The problem with such sudden popularity among the American people was that it was hard to sustain. Speaking requests for the Senator had been widespread through the country, but many party leaders came away disappointed and unimpressed by his uninspired reading of canned speeches. The Senator, however, was mild-mannered and ordinarily did not give fiery stump speeches. His modest manner was "novel and refreshing" in a public figure on the national stage, but how far he could get as a candidate for the presidency remained anyone's guess.

A letter writer from Tokyo tells of the L.P.F. Club, of which he was president, wishing to have pen pals in the United States to exchange information about the country with young people of Japan.

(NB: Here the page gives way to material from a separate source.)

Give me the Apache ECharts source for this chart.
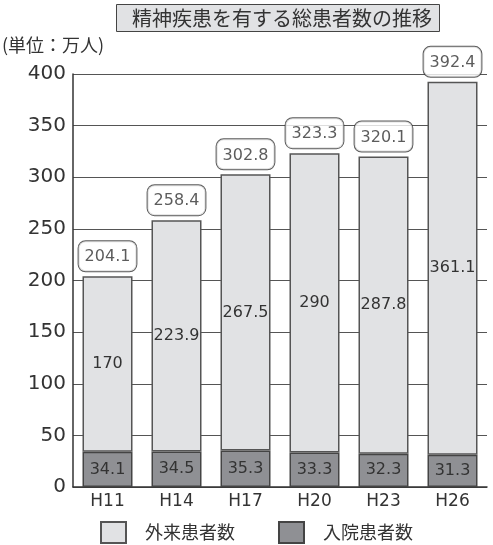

The organization was supported and encouraged by UNESCO and the Educational Department in Japan and had over 7,000 members and more than 8,000 pen pals.

He never does, however, indicate what the initials "L.P.F." stand for.

A letter writer from Milwaukee, on behalf of a group of Marquette University Business Administration students, promotes the idea of having an American Foreign Legion army comprised of refugees from Europe and displaced persons within Europe, a small number of whom had been taken into the armed forces. He hopes that the program would be expanded, as these persons would resist Communism with an intensity nourished by the fact of their own homelands being at stake.

A letter from an Army private in Korea seeks correspondence from those who might wish to write a "lonely G.I.". "So I guess you know how lonely I am." Thus, you may wish to send him some cheery thoughts. The man is lonely in fighting your battles for freedom to keep Communist aggression over there and off your doorstep. Haven't you ever been lonely?